Report on Santa Maria (Guatemala) — 21 May-27 May 2014
Smithsonian / US Geological Survey Weekly Volcanic Activity Report, 21 May-27 May 2014
Managing Editor: Sally Kuhn Sennert
Please cite this report as:
Global Volcanism Program, 2014. Report on Santa Maria (Guatemala). In: Sennert, S K (ed.), Weekly Volcanic Activity Report, 21 May-27 May 2014. Smithsonian Institution and US Geological Survey.
14.757°N, 91.552°W; summit elev. 3745 m
All times are local (unless otherwise noted)
INSIVUMEH reported that on 22 May a lahar, the second since the 9 May eruption at Santa María's Santiaguito lava-dome complex, carried blocks up to 1 m in diameter as well as tree trunks. The lahar was 15 m wide and 2 m deep and had a strong sulfur odor. An explosion at 0608 on 23 May generated an ash plume that rose 700 m, drifted SW, and caused ashfall in parts of Monte Claro (S). On 24 May a lahar that was 25 m wide, 2 m deep, and had a sulfur odor descended the Nima I drainage, carrying tree trunks and branches. During 26-27 May gas-and-ash plumes rose 300-500 m and drifted SW.
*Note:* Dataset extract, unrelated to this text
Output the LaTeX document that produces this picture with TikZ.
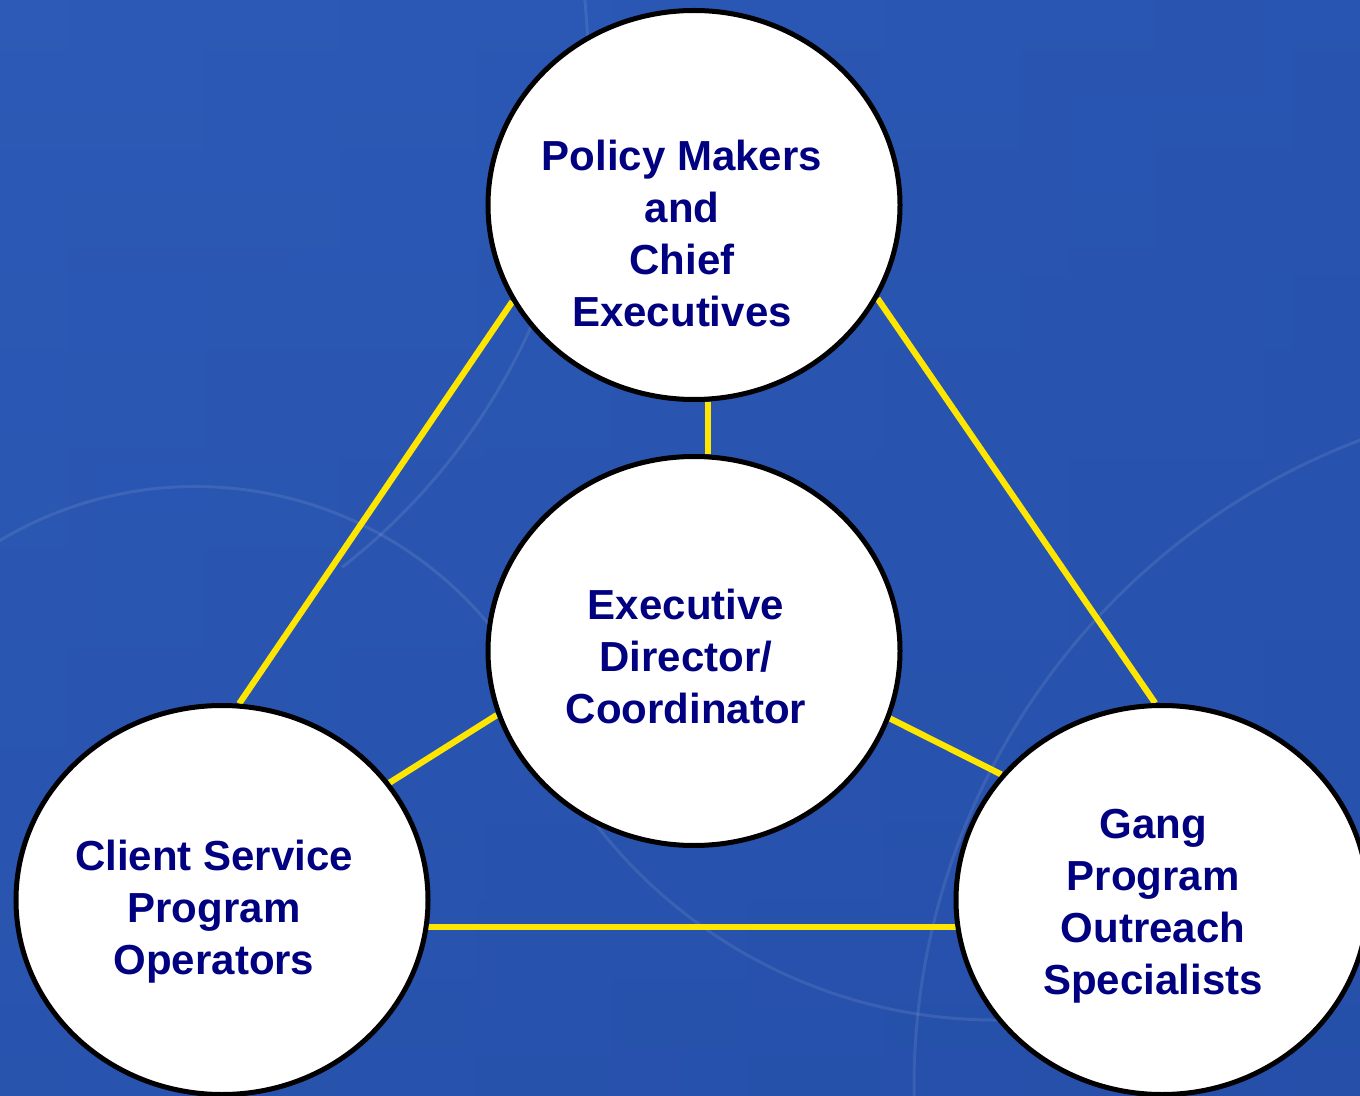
\documentclass[tikz,border=0pt]{standalone}
\usepackage{fontspec}
\setmainfont{Liberation Sans}
\usetikzlibrary{shapes.geometric}
\definecolor{bgleft}{HTML}{2C5AB6}
\definecolor{bgright}{HTML}{2550AC}
\definecolor{bgbot}{HTML}{264FA8}
\definecolor{navytext}{HTML}{000080}
\definecolor{linkyellow}{HTML}{FFE600}
\pgfdeclarelayer{back}
\pgfdeclarelayer{links}
\pgfsetlayers{back,links,main}
\begin{document}
\begin{tikzpicture}[x=0.5pt,y=-0.5pt,
  role/.style={ellipse, draw=black, line width=2.5pt, fill=white,
    minimum width=206pt, minimum height=194.5pt, inner sep=0pt},
  rolelabel/.style={font=\bfseries\fontsize{21}{26}\selectfont, text=navytext,
    align=center, inner sep=0pt},
  link/.style={draw=linkyellow, line width=3.1pt},
  glow/.style={draw=white, opacity=0.09, line width=1.5pt}]
\useasboundingbox (0,0) rectangle (1360,1096);
\clip (0,0) rectangle (1360,1096);

\node[role] (pm) at (694,205) {};
\node[role] (ed) at (694,651) {};
\node[role] (cs) at (222,900) {};
\node[role] (gp) at (1162,900) {};

\node[rolelabel] (pmt) at (682,233) {Policy Makers\\and\\Chief\\Executives};
\node[rolelabel] (edt) at (686,656) {Executive\\Director/\\Coordinator};
\node[rolelabel] (cst) at (214,912) {Client Service\\Program\\Operators};
\node[rolelabel] (gpt) at (1153,906) {Gang\\Program\\Outreach\\Specialists};

\begin{pgfonlayer}{back}
\shade[left color=bgleft, right color=bgright] (0,0) rectangle (1360,1096);
\shade[top color=bgleft, bottom color=bgbot, opacity=0.5] (0,0) rectangle (1360,1096);
% faint background arcs
\draw[glow] ([shift={(-125:381)}]195.5,867.5) arc[start angle=-125, end angle=-36, radius=381];
\draw[glow] ([shift={(-8:640)}]-52,63) arc[start angle=-8, end angle=52, radius=640];
\draw[glow] ([shift={(-108:692)}]1606,1087) arc[start angle=-108, end angle=-182, radius=692];
\draw[glow] ([shift={(145:505)}]995,515) arc[start angle=145, end angle=85, radius=505];
\end{pgfonlayer}

\begin{pgfonlayer}{links}
\draw[link] (pm.208.8) -- (cs.85.6);
\draw[link] (pm.333.6) -- (gp.92.9);
\draw[link] (pm.274) -- (ed.86);
\draw[link] (ed.198.1) -- (cs.35.5);
\draw[link] (ed.341.9) -- (gp.142.3);
\coordinate (bl) at ([yshift=-27*0.5pt]cs.center);
\draw[link] (bl) -- (bl -| gp.center);
\end{pgfonlayer}
\end{tikzpicture}
\end{document}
Geologic Background. Symmetrical, forest-covered Santa María volcano is one of the most prominent of a chain of large stratovolcanoes that rises dramatically above the Pacific coastal plain of Guatemala. The 3772-m-high stratovolcano has a sharp-topped, conical profile that is cut on the SW flank by a large, 1.5-km-wide crater. The oval-shaped crater extends from just below the summit to the lower flank and was formed during a catastrophic eruption in 1902. The renowned plinian eruption of 1902 that devastated much of SW Guatemala followed a long repose period after construction of the large basaltic-andesite stratovolcano. The massive dacitic Santiaguito lava-dome complex has been growing at the base of the 1902 crater since 1922. Compound dome growth at Santiaguito has occurred episodically from four westward-younging vents, the most recent of which is Caliente. Dome growth has been accompanied by almost continuous minor explosions, with periodic lava extrusion, larger explosions, pyroclastic flows, and lahars.